Exercise instructions -
Take every line from the first down to the line with "const TR = 'rgba(246,200,168,0)';" and set it down exactly, without the pictures.

Dataset extract -

────────────────

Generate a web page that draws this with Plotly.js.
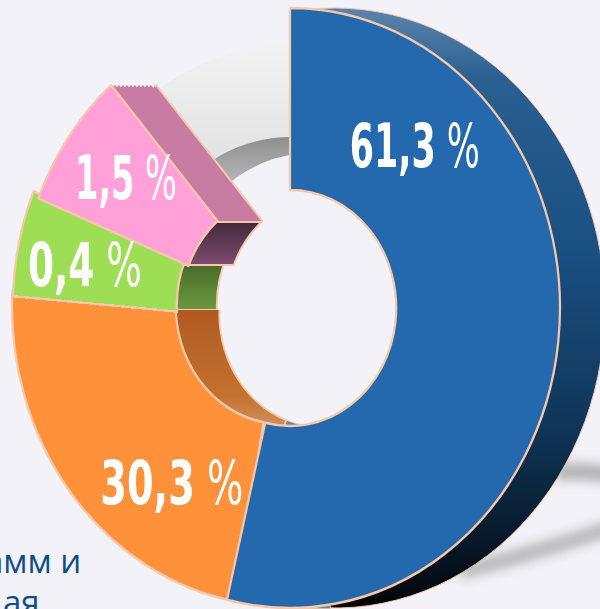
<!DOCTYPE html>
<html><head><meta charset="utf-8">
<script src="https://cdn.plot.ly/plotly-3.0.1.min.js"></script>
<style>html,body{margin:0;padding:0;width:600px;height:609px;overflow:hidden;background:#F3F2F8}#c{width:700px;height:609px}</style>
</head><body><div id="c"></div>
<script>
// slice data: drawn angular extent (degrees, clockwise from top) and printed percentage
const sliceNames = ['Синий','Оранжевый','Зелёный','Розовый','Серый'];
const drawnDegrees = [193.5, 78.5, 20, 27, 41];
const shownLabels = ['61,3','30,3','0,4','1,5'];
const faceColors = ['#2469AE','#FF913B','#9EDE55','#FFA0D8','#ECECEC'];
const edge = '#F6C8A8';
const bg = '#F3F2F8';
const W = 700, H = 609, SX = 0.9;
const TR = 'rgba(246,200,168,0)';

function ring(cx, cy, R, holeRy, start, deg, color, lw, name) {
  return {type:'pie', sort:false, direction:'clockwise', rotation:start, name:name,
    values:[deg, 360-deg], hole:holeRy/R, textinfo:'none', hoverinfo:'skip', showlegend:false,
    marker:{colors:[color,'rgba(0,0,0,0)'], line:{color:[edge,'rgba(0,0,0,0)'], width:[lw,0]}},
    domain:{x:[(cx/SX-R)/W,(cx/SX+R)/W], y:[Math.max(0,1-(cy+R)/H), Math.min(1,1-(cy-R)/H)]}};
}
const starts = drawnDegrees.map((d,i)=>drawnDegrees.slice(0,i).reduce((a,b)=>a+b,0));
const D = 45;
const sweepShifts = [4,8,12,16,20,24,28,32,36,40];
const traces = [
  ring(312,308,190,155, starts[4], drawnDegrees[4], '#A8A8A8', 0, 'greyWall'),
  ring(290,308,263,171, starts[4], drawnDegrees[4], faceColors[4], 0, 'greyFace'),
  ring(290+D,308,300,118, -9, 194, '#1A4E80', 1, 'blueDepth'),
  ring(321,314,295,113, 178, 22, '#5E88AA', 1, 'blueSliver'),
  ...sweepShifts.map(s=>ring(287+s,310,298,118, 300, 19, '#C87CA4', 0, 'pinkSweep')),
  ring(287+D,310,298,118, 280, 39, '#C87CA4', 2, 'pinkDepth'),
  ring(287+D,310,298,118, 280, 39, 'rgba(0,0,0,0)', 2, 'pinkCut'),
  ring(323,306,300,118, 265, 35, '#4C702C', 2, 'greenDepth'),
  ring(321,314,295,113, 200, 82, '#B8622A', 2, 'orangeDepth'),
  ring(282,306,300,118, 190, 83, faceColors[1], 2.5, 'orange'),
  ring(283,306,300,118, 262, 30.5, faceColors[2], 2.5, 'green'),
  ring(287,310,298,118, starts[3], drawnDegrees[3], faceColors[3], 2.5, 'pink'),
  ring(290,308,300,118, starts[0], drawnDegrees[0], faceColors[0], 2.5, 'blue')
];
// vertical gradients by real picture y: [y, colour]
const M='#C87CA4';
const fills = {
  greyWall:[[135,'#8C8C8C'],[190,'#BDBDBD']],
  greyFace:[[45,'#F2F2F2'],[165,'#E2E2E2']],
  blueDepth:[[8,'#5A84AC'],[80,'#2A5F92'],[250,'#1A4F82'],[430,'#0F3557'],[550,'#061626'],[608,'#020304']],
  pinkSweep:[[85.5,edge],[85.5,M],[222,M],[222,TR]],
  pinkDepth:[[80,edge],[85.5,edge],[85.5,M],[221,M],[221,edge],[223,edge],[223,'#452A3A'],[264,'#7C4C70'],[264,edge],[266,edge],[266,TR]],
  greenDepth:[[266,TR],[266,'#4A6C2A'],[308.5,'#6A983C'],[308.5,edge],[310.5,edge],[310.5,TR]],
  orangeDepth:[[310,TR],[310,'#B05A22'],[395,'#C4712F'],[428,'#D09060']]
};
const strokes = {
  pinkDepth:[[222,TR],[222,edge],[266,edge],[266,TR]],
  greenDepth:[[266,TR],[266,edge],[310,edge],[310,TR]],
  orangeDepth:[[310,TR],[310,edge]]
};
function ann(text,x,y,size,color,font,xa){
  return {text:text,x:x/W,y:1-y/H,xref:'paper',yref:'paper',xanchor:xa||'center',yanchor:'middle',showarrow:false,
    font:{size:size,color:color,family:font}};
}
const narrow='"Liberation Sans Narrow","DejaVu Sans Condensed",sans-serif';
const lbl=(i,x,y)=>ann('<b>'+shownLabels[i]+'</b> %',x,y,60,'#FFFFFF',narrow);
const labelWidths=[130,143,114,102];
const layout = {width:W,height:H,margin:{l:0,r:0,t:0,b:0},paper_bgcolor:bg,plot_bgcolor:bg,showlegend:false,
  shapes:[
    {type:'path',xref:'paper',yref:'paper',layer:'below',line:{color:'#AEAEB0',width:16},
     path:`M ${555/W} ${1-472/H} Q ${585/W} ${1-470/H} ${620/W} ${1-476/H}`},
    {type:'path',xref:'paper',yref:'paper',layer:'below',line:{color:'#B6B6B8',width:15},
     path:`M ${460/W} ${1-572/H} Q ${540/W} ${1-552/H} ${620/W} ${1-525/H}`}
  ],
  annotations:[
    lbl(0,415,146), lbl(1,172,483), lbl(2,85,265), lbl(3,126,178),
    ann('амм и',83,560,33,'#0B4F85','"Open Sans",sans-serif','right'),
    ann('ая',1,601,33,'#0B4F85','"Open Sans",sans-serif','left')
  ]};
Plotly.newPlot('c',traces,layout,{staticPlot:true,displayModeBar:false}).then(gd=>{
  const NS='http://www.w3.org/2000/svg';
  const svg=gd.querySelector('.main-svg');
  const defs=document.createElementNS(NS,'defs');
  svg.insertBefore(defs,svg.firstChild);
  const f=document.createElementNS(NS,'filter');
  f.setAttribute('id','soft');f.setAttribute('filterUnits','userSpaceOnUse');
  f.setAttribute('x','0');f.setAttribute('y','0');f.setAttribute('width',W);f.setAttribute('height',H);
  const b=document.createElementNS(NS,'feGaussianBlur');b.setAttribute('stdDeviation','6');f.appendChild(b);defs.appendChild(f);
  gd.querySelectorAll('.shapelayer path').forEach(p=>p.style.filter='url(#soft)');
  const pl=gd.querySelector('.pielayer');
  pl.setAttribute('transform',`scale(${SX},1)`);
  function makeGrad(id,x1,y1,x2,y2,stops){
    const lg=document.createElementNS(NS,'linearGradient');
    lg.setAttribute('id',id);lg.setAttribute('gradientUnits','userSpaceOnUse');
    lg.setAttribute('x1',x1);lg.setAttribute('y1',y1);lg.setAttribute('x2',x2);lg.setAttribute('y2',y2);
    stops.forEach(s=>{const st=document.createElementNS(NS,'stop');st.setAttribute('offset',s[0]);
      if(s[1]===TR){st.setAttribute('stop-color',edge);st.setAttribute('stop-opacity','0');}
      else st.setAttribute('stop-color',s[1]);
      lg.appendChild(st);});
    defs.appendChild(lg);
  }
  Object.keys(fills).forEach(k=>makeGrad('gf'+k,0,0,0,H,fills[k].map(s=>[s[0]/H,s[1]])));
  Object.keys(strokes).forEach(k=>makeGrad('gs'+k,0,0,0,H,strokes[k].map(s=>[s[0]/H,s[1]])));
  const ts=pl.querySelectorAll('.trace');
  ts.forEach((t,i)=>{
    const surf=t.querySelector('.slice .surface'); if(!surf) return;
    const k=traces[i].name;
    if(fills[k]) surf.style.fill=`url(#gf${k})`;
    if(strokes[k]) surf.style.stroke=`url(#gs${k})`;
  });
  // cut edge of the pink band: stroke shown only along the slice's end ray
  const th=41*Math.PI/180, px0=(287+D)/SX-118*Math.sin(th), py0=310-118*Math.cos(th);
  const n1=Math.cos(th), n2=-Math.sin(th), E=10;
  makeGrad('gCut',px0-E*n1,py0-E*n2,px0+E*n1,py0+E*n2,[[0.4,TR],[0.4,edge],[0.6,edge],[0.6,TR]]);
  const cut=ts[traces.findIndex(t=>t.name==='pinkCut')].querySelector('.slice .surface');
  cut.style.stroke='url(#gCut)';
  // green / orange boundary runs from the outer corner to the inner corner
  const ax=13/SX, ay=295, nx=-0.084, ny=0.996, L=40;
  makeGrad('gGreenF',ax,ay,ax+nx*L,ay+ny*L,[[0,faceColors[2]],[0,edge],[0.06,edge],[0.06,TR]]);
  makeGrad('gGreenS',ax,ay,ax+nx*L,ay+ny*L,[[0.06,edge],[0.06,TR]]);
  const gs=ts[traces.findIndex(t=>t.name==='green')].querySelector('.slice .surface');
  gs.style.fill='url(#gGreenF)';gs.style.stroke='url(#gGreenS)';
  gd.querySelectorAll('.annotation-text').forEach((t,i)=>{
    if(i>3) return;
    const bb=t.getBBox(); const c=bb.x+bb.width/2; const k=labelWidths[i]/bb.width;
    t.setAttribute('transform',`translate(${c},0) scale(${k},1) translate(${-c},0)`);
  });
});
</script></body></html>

────────────────

Answer below -
Generate a web page that draws this with Plotly.js.
<!DOCTYPE html>
<html><head><meta charset="utf-8">
<script src="https://cdn.plot.ly/plotly-3.0.1.min.js"></script>
<style>html,body{margin:0;padding:0;width:600px;height:609px;overflow:hidden;background:#F3F2F8}#c{width:700px;height:609px}</style>
</head><body><div id="c"></div>
<script>
// slice data: drawn angular extent (degrees, clockwise from top) and printed percentage
const sliceNames = ['Синий','Оранжевый','Зелёный','Розовый','Серый'];
const drawnDegrees = [193.5, 78.5, 20, 27, 41];
const shownLabels = ['61,3','30,3','0,4','1,5'];
const faceColors = ['#2469AE','#FF913B','#9EDE55','#FFA0D8','#ECECEC'];
const edge = '#F6C8A8';
const bg = '#F3F2F8';
const W = 700, H = 609, SX = 0.9;
const TR = 'rgba(246,200,168,0)';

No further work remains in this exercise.